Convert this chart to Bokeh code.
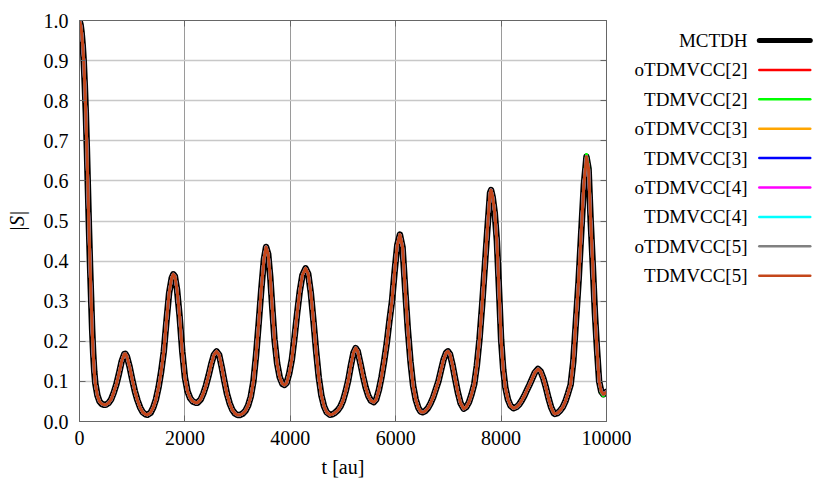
from bokeh.plotting import figure
from bokeh.layouts import row
from bokeh.models import (Range1d, FixedTicker, PrintfTickFormatter, LinearAxis,
                          ColumnDataSource, CustomJSTickFormatter)
from bokeh.embed import file_html
from bokeh.resources import INLINE

# ---------------- data ----------------
t = [0, 20, 40, 60, 80, 100, 120, 140, 160, 180, 200, 220, 240, 260, 280, 300, 340, 380, 420, 460, 500,
     550, 600, 650, 700, 750, 800, 850, 870, 900, 950, 1000, 1050, 1100, 1150, 1200, 1250, 1290,
     1350, 1400, 1450, 1500, 1550, 1600, 1650, 1700, 1750, 1780, 1810, 1850, 1900, 1950, 2000, 2050, 2100, 2150, 2200, 2240,
     2300, 2350, 2400, 2450, 2500, 2550, 2600, 2650, 2700, 2750, 2800, 2850, 2900, 2950, 3000, 3040,
     3100, 3150, 3200, 3250, 3300, 3350, 3400, 3450, 3500, 3540, 3580, 3620, 3660, 3700, 3750, 3800, 3850, 3890,
     3930, 3980, 4030, 4080, 4130, 4180, 4230, 4290, 4340, 4390, 4440, 4490, 4540, 4590, 4640, 4690, 4750,
     4800, 4850, 4900, 4950, 5000, 5050, 5100, 5150, 5200, 5240, 5280, 5330, 5380, 5430, 5480, 5530, 5585,
     5630, 5680, 5730, 5780, 5830, 5880, 5930, 5980, 6030, 6080, 6130, 6180, 6230, 6280, 6330, 6380, 6430, 6470, 6510,
     6560, 6610, 6660, 6710, 6760, 6810, 6860, 6910, 6960, 6990, 7030, 7080, 7130, 7180, 7230, 7290,
     7340, 7390, 7440, 7490, 7540, 7590, 7640, 7690, 7740, 7790, 7810, 7840, 7880, 7920, 7960, 8000, 8040, 8080, 8130, 8180, 8235,
     8290, 8340, 8390, 8440, 8490, 8540, 8590, 8640, 8700, 8750, 8800, 8850, 8900, 8950, 9000, 9020,
     9070, 9120, 9170, 9220, 9270, 9320, 9370, 9420, 9470, 9520, 9570, 9620, 9660, 9700, 9740, 9780, 9820, 9860, 9900, 9940, 9970, 10000]

s_mctdh = [1.000, 0.990, 0.970, 0.940, 0.900, 0.840, 0.770, 0.680, 0.580, 0.480, 0.390, 0.310, 0.230, 0.170, 0.125, 0.095, 0.065, 0.050, 0.044, 0.042, 0.042,
           0.046, 0.055, 0.072, 0.093, 0.120, 0.150, 0.168, 0.169, 0.162, 0.137, 0.105, 0.076, 0.053, 0.035, 0.023, 0.018, 0.017,
           0.022, 0.035, 0.055, 0.085, 0.125, 0.175, 0.250, 0.320, 0.358, 0.367, 0.362, 0.330, 0.262, 0.175, 0.110, 0.075, 0.058, 0.050, 0.047, 0.047,
           0.055, 0.070, 0.090, 0.115, 0.143, 0.166, 0.175, 0.166, 0.135, 0.100, 0.068, 0.045, 0.029, 0.020, 0.016, 0.016,
           0.020, 0.027, 0.040, 0.062, 0.100, 0.165, 0.245, 0.330, 0.405, 0.435, 0.418, 0.360, 0.280, 0.205, 0.145, 0.110, 0.094, 0.091,
           0.096, 0.120, 0.155, 0.210, 0.270, 0.325, 0.365, 0.382, 0.368, 0.320, 0.250, 0.175, 0.110, 0.065, 0.038, 0.023, 0.017,
           0.018, 0.022, 0.028, 0.037, 0.052, 0.075, 0.103, 0.140, 0.172, 0.183, 0.175, 0.145, 0.113, 0.085, 0.064, 0.052, 0.048,
           0.055, 0.078, 0.110, 0.150, 0.195, 0.250, 0.300, 0.375, 0.440, 0.466, 0.435, 0.330, 0.230, 0.150, 0.090, 0.055, 0.034, 0.025, 0.023,
           0.026, 0.033, 0.045, 0.060, 0.080, 0.100, 0.128, 0.155, 0.172, 0.175, 0.168, 0.140, 0.105, 0.072, 0.046, 0.032,
           0.036, 0.048, 0.068, 0.093, 0.140, 0.205, 0.290, 0.385, 0.480, 0.570, 0.577, 0.560, 0.520, 0.450, 0.330, 0.205, 0.130, 0.085, 0.055, 0.039, 0.033,
           0.036, 0.042, 0.052, 0.064, 0.078, 0.092, 0.107, 0.122, 0.131, 0.125, 0.108, 0.085, 0.058, 0.035, 0.021, 0.019,
           0.021, 0.027, 0.036, 0.050, 0.070, 0.092, 0.150, 0.250, 0.350, 0.470, 0.590, 0.660, 0.630, 0.500, 0.390, 0.270, 0.180, 0.100, 0.075, 0.068, 0.070, 0.074]

# TDMVCC[2] deviates slightly near the last maximum and at the end
s_tdmvcc2_changes = {9620: 0.666, 9660: 0.636, 9900: 0.072, 9940: 0.064}

labels = ["MCTDH", "oTDMVCC[2]", "TDMVCC[2]", "oTDMVCC[3]", "TDMVCC[3]",
          "oTDMVCC[4]", "TDMVCC[4]", "oTDMVCC[5]", "TDMVCC[5]"]
colors = ["#000000", "#ff0000", "#00ff00", "#ffa500", "#0000ff",
          "#ff00ff", "#00ffff", "#808080", "#c4461a"]
plot_widths = [6.5, 3, 3, 3, 3, 3, 3, 3, 3]
legend_widths = [5, 2.5, 2.5, 2.5, 2.5, 2.5, 2.5, 2.5, 2.5]

x_ticks = [0, 2000, 4000, 6000, 8000, 10000]
y_ticks = [0.0, 0.1, 0.2, 0.3, 0.4, 0.5, 0.6, 0.7, 0.8, 0.9, 1.0]

FONT = "Liberation Serif"
FS = "20px"

series = {}
for name in labels:
    ys = list(s_mctdh)
    if name == "TDMVCC[2]":
        ys = [s_tdmvcc2_changes.get(tt, v) for tt, v in zip(t, ys)]
    series[name] = ys

# ---------------- main figure ----------------
p = figure(width=631, height=480, x_range=Range1d(0, 10000), y_range=Range1d(0, 1.0),
           output_backend="svg", toolbar_location=None,
           min_border_left=79, min_border_right=25, min_border_top=20, min_border_bottom=59)
p.background_fill_color = "white"
p.border_fill_color = "white"
p.outline_line_color = "#666666"
p.outline_line_width = 1

p.xaxis.ticker = FixedTicker(ticks=x_ticks)
p.yaxis.ticker = FixedTicker(ticks=y_ticks)
p.yaxis.formatter = PrintfTickFormatter(format="%.1f")

for ax in (p.xaxis[0], p.yaxis[0]):
    ax.major_label_text_font = FONT
    ax.major_label_text_font_size = FS
    ax.major_label_text_color = "black"
    ax.major_tick_in = 6
    ax.major_tick_out = 0
    ax.minor_tick_line_color = None
    ax.axis_line_color = "#666666"
    ax.major_tick_line_color = "#666666"
    ax.axis_label_text_font = FONT
    ax.axis_label_text_font_size = FS
    ax.axis_label_text_color = "black"
p.xaxis.major_label_standoff = 9
p.yaxis.major_label_standoff = 11
p.yaxis.axis_label = "|S|"
p.yaxis.axis_label_text_font_style = "italic"
p.yaxis.axis_label_standoff = 13
p.xaxis.axis_label = "t [au]"
p.xaxis.axis_label_text_font_style = "normal"
p.xaxis.axis_label_standoff = 8

for loc, tk in (("right", y_ticks), ("above", x_ticks)):
    ax = LinearAxis(ticker=FixedTicker(ticks=tk),
                    formatter=CustomJSTickFormatter(code="return ''"),
                    major_label_standoff=0, major_tick_in=6, major_tick_out=0,
                    minor_tick_line_color=None, axis_line_color="#666666",
                    major_tick_line_color="#666666")
    p.add_layout(ax, loc)

p.xgrid.grid_line_color = "#9a9a9a"
p.xgrid.grid_line_width = 1
p.ygrid.grid_line_color = "#c8c8c8"
p.ygrid.grid_line_width = 1.5

for name, col, w in zip(labels, colors, plot_widths):
    src = ColumnDataSource(dict(t=t, s=series[name]))
    p.line("t", "s", source=src, line_color=col, line_width=w, line_join="round", line_cap="round")

# ---------------- legend panel (label left, line sample right) ----------------
# rows are indexed 0..8 from the top; names are drawn as the labels of a hidden axis
row_idx = list(range(len(labels)))
LW, LH = 198, 480
lg = figure(width=LW, height=LH, x_range=Range1d(751, 829), y_range=Range1d(12.959, -0.680),
            output_backend="svg", toolbar_location=None,
            x_axis_location=None, y_axis_location="left",
            min_border_left=120, min_border_right=0, min_border_top=20, min_border_bottom=59)
lg.outline_line_color = None
lg.grid.visible = False
lg.background_fill_color = "white"
lg.border_fill_color = "white"
ya = lg.yaxis[0]
ya.ticker = FixedTicker(ticks=row_idx)
ya.formatter = CustomJSTickFormatter(args=dict(names=labels),
                                     code="return names[Math.round(tick)] || ''")
ya.axis_line_color = None
ya.major_tick_line_color = None
ya.minor_tick_line_color = None
ya.major_tick_in = 0
ya.major_tick_out = 0
ya.major_label_standoff = 7
ya.major_label_text_font = FONT
ya.major_label_text_font_size = "19px"
ya.major_label_text_color = "black"

for i, col, w in zip(row_idx, colors, legend_widths):
    lg.line(x=[756, 809], y=[i, i], line_color=col, line_width=w, line_cap="round")

open("out.html", "w").write(file_html(row(p, lg), INLINE))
.....
> [Directions]: Leave out the pictures and restate, word for word, the lines from the top of the data through the line containing "from bokeh.resources import INLINE", both included.

> [Response]:
Convert this chart to Bokeh code.
from bokeh.plotting import figure
from bokeh.layouts import row
from bokeh.models import (Range1d, FixedTicker, PrintfTickFormatter, LinearAxis,
                          ColumnDataSource, CustomJSTickFormatter)
from bokeh.embed import file_html
from bokeh.resources import INLINE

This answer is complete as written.